# Direction:
Set down the data below from its first line to the line holding "(10,763) -- (1975,763);", inclusive; omit all pictures.

----

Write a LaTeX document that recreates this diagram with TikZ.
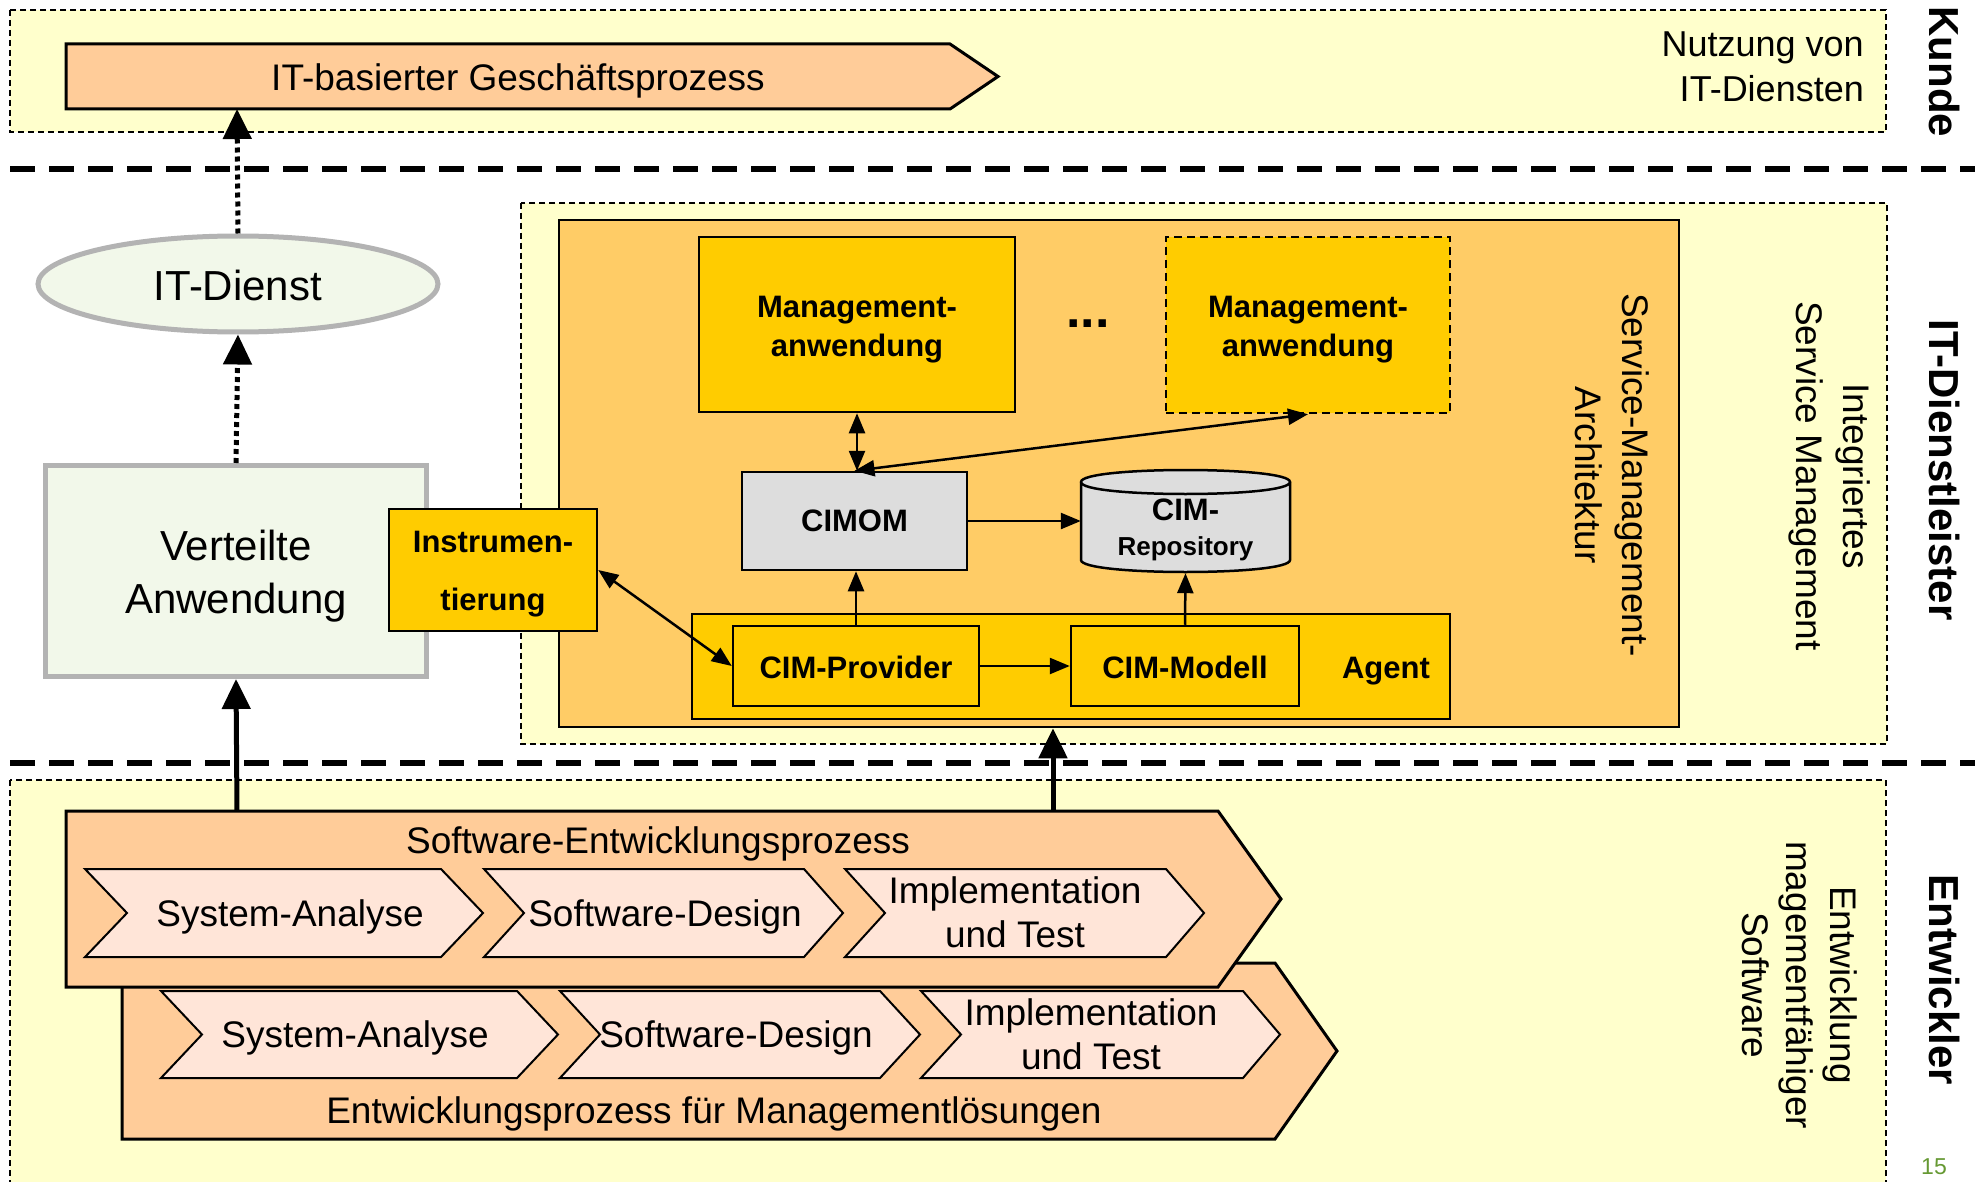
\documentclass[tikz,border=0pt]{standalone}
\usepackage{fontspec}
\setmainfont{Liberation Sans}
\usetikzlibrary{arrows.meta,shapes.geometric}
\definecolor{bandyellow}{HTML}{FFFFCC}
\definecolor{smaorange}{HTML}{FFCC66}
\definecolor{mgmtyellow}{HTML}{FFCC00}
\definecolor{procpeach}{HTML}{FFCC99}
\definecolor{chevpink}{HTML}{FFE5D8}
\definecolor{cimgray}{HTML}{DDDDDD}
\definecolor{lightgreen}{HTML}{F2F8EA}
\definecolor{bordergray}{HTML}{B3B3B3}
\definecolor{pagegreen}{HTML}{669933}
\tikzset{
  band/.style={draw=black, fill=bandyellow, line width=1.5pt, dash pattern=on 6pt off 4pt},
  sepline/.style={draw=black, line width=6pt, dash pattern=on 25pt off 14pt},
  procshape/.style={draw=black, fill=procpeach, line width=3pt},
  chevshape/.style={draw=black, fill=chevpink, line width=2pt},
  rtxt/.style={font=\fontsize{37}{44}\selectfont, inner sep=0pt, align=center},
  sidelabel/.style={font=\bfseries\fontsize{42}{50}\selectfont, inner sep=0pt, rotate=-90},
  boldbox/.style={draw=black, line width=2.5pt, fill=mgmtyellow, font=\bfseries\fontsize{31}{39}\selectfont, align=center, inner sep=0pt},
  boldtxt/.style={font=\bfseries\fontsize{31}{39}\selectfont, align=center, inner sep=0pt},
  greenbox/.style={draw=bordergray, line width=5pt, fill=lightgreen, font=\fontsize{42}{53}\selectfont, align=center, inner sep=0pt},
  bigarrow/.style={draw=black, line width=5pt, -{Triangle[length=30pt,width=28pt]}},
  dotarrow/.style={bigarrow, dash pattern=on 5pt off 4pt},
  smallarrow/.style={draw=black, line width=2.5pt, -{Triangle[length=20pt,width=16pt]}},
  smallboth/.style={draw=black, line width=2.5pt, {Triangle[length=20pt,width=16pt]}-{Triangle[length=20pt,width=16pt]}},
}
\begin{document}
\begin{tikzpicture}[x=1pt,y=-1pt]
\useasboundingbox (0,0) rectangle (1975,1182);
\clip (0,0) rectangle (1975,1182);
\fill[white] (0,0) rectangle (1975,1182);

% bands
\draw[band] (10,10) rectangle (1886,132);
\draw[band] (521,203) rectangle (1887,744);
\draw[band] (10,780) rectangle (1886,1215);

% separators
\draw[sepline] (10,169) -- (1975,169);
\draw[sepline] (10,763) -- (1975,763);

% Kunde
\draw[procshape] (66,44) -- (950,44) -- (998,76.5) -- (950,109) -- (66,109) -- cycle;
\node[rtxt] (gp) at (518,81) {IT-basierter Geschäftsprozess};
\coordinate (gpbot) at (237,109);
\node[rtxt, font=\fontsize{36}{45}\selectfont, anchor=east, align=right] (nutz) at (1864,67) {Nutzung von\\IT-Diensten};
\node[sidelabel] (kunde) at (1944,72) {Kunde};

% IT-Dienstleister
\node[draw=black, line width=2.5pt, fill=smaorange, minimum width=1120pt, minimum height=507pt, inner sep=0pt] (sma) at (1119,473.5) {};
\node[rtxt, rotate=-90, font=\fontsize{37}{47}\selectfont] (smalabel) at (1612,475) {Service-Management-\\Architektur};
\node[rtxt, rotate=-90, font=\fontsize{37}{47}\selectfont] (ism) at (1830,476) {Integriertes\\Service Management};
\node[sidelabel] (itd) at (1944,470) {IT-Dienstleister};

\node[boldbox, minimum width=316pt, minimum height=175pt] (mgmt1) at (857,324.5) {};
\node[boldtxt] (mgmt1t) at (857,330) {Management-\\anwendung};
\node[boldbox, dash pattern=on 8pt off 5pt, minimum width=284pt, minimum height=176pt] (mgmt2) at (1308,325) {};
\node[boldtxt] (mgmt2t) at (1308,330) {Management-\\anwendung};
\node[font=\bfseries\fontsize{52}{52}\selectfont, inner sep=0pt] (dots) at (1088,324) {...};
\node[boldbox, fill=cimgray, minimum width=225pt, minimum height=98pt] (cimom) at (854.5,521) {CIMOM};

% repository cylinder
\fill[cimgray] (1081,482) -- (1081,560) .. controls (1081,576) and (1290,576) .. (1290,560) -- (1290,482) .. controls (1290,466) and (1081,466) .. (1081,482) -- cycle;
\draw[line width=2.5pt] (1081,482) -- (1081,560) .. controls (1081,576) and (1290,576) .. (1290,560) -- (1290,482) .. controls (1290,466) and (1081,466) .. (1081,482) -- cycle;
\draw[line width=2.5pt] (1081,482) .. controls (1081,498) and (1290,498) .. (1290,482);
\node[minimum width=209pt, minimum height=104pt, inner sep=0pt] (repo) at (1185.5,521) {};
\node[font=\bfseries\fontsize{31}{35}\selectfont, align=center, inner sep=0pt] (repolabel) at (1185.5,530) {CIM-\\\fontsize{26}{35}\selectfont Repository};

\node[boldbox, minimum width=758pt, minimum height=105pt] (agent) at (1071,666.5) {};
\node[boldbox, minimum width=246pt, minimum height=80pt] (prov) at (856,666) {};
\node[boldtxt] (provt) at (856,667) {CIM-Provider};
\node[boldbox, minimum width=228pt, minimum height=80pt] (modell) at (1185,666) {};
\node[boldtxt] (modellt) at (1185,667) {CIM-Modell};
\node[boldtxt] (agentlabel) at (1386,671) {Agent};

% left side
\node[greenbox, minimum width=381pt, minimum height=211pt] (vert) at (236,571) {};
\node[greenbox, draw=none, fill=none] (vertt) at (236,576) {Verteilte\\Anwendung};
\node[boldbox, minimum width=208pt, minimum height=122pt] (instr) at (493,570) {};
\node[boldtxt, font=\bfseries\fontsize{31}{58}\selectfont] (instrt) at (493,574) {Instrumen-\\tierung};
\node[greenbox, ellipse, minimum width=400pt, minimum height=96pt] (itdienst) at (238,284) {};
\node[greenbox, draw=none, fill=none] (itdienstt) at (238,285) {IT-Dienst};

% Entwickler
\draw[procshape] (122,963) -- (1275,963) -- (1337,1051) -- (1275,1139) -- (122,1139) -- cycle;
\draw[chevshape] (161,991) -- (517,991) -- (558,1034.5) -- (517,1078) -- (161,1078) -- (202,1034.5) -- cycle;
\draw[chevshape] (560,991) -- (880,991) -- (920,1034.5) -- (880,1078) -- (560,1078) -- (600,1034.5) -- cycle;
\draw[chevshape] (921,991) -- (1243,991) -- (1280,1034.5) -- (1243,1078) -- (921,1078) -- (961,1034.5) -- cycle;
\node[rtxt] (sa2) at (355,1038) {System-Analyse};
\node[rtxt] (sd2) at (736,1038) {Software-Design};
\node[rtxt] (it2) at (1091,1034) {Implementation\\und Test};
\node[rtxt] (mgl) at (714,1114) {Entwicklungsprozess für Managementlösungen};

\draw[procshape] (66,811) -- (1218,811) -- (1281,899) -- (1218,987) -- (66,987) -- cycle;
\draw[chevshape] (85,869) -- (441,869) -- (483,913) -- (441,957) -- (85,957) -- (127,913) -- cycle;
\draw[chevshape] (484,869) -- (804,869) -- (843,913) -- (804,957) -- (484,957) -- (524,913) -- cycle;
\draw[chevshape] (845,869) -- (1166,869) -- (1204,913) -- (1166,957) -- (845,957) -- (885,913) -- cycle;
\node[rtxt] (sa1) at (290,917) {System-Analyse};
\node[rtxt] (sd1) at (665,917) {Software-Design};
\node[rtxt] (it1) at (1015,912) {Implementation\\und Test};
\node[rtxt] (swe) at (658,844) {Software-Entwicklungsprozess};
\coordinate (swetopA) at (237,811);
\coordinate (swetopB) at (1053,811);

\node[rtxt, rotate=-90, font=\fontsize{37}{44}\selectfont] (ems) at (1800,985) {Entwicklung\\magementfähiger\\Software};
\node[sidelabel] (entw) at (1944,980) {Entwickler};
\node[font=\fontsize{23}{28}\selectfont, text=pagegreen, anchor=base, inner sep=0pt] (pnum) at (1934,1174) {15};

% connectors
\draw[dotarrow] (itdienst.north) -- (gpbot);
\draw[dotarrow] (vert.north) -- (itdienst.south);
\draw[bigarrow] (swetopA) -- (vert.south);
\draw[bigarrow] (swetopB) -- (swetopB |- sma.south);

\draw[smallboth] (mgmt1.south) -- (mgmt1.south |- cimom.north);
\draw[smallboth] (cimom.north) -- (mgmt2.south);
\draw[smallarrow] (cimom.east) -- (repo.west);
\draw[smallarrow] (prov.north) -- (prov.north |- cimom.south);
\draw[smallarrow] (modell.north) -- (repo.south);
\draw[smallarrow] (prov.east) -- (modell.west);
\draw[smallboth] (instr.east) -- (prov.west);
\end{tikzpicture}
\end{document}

----

# Output of the exercise:
Write a LaTeX document that recreates this diagram with TikZ.
\documentclass[tikz,border=0pt]{standalone}
\usepackage{fontspec}
\setmainfont{Liberation Sans}
\usetikzlibrary{arrows.meta,shapes.geometric}
\definecolor{bandyellow}{HTML}{FFFFCC}
\definecolor{smaorange}{HTML}{FFCC66}
\definecolor{mgmtyellow}{HTML}{FFCC00}
\definecolor{procpeach}{HTML}{FFCC99}
\definecolor{chevpink}{HTML}{FFE5D8}
\definecolor{cimgray}{HTML}{DDDDDD}
\definecolor{lightgreen}{HTML}{F2F8EA}
\definecolor{bordergray}{HTML}{B3B3B3}
\definecolor{pagegreen}{HTML}{669933}
\tikzset{
  band/.style={draw=black, fill=bandyellow, line width=1.5pt, dash pattern=on 6pt off 4pt},
  sepline/.style={draw=black, line width=6pt, dash pattern=on 25pt off 14pt},
  procshape/.style={draw=black, fill=procpeach, line width=3pt},
  chevshape/.style={draw=black, fill=chevpink, line width=2pt},
  rtxt/.style={font=\fontsize{37}{44}\selectfont, inner sep=0pt, align=center},
  sidelabel/.style={font=\bfseries\fontsize{42}{50}\selectfont, inner sep=0pt, rotate=-90},
  boldbox/.style={draw=black, line width=2.5pt, fill=mgmtyellow, font=\bfseries\fontsize{31}{39}\selectfont, align=center, inner sep=0pt},
  boldtxt/.style={font=\bfseries\fontsize{31}{39}\selectfont, align=center, inner sep=0pt},
  greenbox/.style={draw=bordergray, line width=5pt, fill=lightgreen, font=\fontsize{42}{53}\selectfont, align=center, inner sep=0pt},
  bigarrow/.style={draw=black, line width=5pt, -{Triangle[length=30pt,width=28pt]}},
  dotarrow/.style={bigarrow, dash pattern=on 5pt off 4pt},
  smallarrow/.style={draw=black, line width=2.5pt, -{Triangle[length=20pt,width=16pt]}},
  smallboth/.style={draw=black, line width=2.5pt, {Triangle[length=20pt,width=16pt]}-{Triangle[length=20pt,width=16pt]}},
}
\begin{document}
\begin{tikzpicture}[x=1pt,y=-1pt]
\useasboundingbox (0,0) rectangle (1975,1182);
\clip (0,0) rectangle (1975,1182);
\fill[white] (0,0) rectangle (1975,1182);

% bands
\draw[band] (10,10) rectangle (1886,132);
\draw[band] (521,203) rectangle (1887,744);
\draw[band] (10,780) rectangle (1886,1215);

% separators
\draw[sepline] (10,169) -- (1975,169);
\draw[sepline] (10,763) -- (1975,763);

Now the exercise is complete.